Rest assured that ink on your base is a cosmetic problem; ink won't damage the tolerances or the thickness of the plates. But if your base's grid is covered in a pretty shade of PMS 2756, registration will be difficult, as you won't be able to see your grid well!

You want to try and remove ink from your base before it's dried. Aluminum is like your skin, with millions of pores that will absorb the pigments of the ink. But unlike your skin, aluminum's surface doesn't shed. If ink dries in these pores, it's very difficult to get out. When ink contacts the base, clean it off immediately with any press wash so that you'll continue to have a beautiful gray surface to attach your plates to.
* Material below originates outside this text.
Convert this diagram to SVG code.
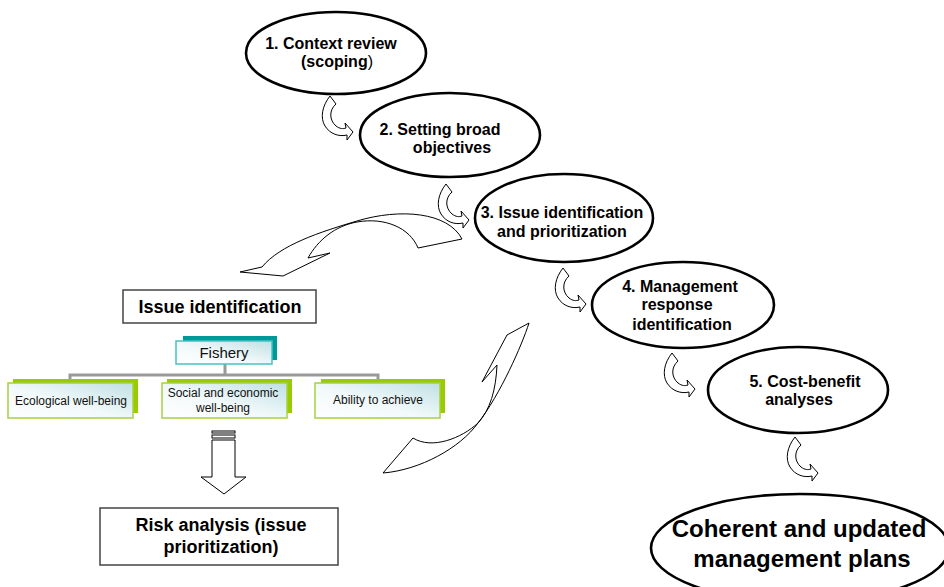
<svg xmlns="http://www.w3.org/2000/svg" xmlns:xlink="http://www.w3.org/1999/xlink" width="944" height="587" viewBox="0 0 944 587">
<defs>
<style>
.ell{fill:#fff;stroke:#000;stroke-width:2.6}
.et{font-family:"Liberation Sans",Arial,sans-serif;font-weight:bold;font-size:16px;fill:#000;text-anchor:middle}
.bt{font-family:"Liberation Sans",Arial,sans-serif;font-weight:bold;font-size:18px;fill:#000;text-anchor:middle}
.st{font-family:"Liberation Sans",Arial,sans-serif;font-size:12px;fill:#111;text-anchor:middle}
.box{fill:#fff;stroke:#444;stroke-width:1.5}
.arr{fill:#fff;stroke:#000;stroke-width:1}
.back{fill:#99cc00}
.front{fill:url(#g);stroke:#a8d040;stroke-width:1.5}
.conn{fill:none;stroke:#999;stroke-width:3}
</style>
<linearGradient id="g" x1="0" y1="1" x2="1" y2="0">
<stop offset="0" stop-color="#ffffff"/>
<stop offset="0.45" stop-color="#f2f9fa"/>
<stop offset="1" stop-color="#bfe0e4"/>
</linearGradient>
<path id="uturn" d="M10,0 L16,8 C9,14 9,24 16,30 C20,33 23,33 26,32 L25,27 L33,36 L27,44 L27,39 C19,41 10,38 5,30 C0,22 2,10 10,0 Z"/>
</defs>
<rect width="944" height="587" fill="#fff"/>

<g id="connectors">
<use xlink:href="#uturn" class="arr" transform="translate(320,96)"/>
<use xlink:href="#uturn" class="arr" transform="translate(436,184)"/>
<use xlink:href="#uturn" class="arr" transform="translate(553,268)"/>
<use xlink:href="#uturn" class="arr" transform="translate(662,353)"/>
<use xlink:href="#uturn" class="arr" transform="translate(785,437)"/>
<path class="arr" d="M462,239 C448,212 400,208 357,221 C320,232 280,245 262,267 L240,272 L283,276 L330,253 L308,258 C318,240 335,226 357,222 C385,217 410,228 418,248 Z"/>
<path class="arr" d="M529,323 L507,335 L482,382 L497,365 C496,390 490,410 478,423 C462,438 432,450 413,438 L383,473 C420,470 460,448 478,423 C500,395 522,345 529,323 Z"/>
<path class="conn" d="M225,364 V375 M70,381 V375 H378 V381"/>
<path class="arr" d="M212,440 H235 V477 H246 L224,494 L201,477 H212 Z"/>
<rect class="arr" x="212" y="431" width="23" height="2"/>
<rect class="arr" x="212" y="435" width="23" height="3"/>
</g>

<g id="n1">
<ellipse class="ell" cx="336" cy="53" rx="90" ry="41"/>
<text class="et" x="331" y="49">1. Context review</text>
<text class="et" x="337" y="67">(scoping<tspan font-weight="normal">)</tspan></text>
</g>
<g id="n2">
<ellipse class="ell" cx="450" cy="135" rx="90" ry="42"/>
<text class="et" x="440" y="135">2. Setting broad</text>
<text class="et" x="452" y="153">objectives</text>
</g>
<g id="n3">
<ellipse class="ell" cx="564" cy="218" rx="89" ry="44"/>
<text class="et" x="562" y="218">3. Issue identification</text>
<text class="et" x="562" y="237">and prioritization</text>
</g>
<g id="n4">
<ellipse class="ell" cx="683" cy="305" rx="91" ry="43"/>
<text class="et" x="680" y="292">4. Management</text>
<text class="et" x="677" y="310">response</text>
<text class="et" x="682" y="330">identification</text>
</g>
<g id="n5">
<ellipse class="ell" cx="798" cy="390" rx="90" ry="43"/>
<text class="et" x="805" y="387">5. Cost-benefit</text>
<text class="et" x="799" y="405">analyses</text>
</g>
<g id="n6">
<ellipse class="ell" cx="800" cy="548" rx="149" ry="54"/>
<text class="et" style="font-size:24px" x="799" y="537">Coherent and updated</text>
<text class="et" style="font-size:24px" x="802" y="567">management plans</text>
</g>

<g id="issue">
<rect class="box" x="123" y="290" width="193" height="33"/>
<text class="bt" x="220" y="313">Issue identification</text>
</g>
<g id="fishery">
<rect x="183" y="336" width="94" height="24" fill="#009999"/>
<rect x="176" y="341" width="96" height="23" fill="url(#g)" stroke="#44c4c4" stroke-width="1.5"/>
<text class="st" style="font-size:15px" x="224" y="358">Fishery</text>
</g>
<g id="eco">
<rect class="back" x="13" y="379" width="125" height="34"/>
<rect class="front" x="8" y="383" width="125" height="35"/>
<text class="st" x="71" y="405">Ecological well-being</text>
</g>
<g id="social">
<rect class="back" x="167" y="379" width="125" height="34"/>
<rect class="front" x="162" y="383" width="125" height="35"/>
<text class="st" x="223" y="397">Social and economic</text>
<text class="st" x="223" y="412">well-being</text>
</g>
<g id="ability">
<rect class="back" x="321" y="379" width="124" height="34"/>
<rect class="front" x="315" y="383" width="125" height="35"/>
<text class="st" x="378" y="404">Ability to achieve</text>
</g>
<g id="risk">
<rect class="box" x="100" y="508" width="238" height="57"/>
<text class="bt" x="221" y="531">Risk analysis (issue</text>
<text class="bt" x="221" y="553">prioritization)</text>
</g>
</svg>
If ink has dried on your base, get a good pair of solvent resistant gloves and a solvent-soaked shop rag. Scrub the surface vigorously. If the ink refuses to budge, you'll need more abrasion: try a 000 Scotch Brite pad. Soak the Scotch Brite pad in a solvent and gently rub the surface in a circular pattern with the scotch bright pad. Don't scrub too aggressively - try and let the solvent take the ink off instead.

Most printers who use the Boxcar Base have very clean bases because they make sure the keep the surface clean, like all their other non-printing surfaces, during the whole course of the printing process. So keep a clean shop, okay?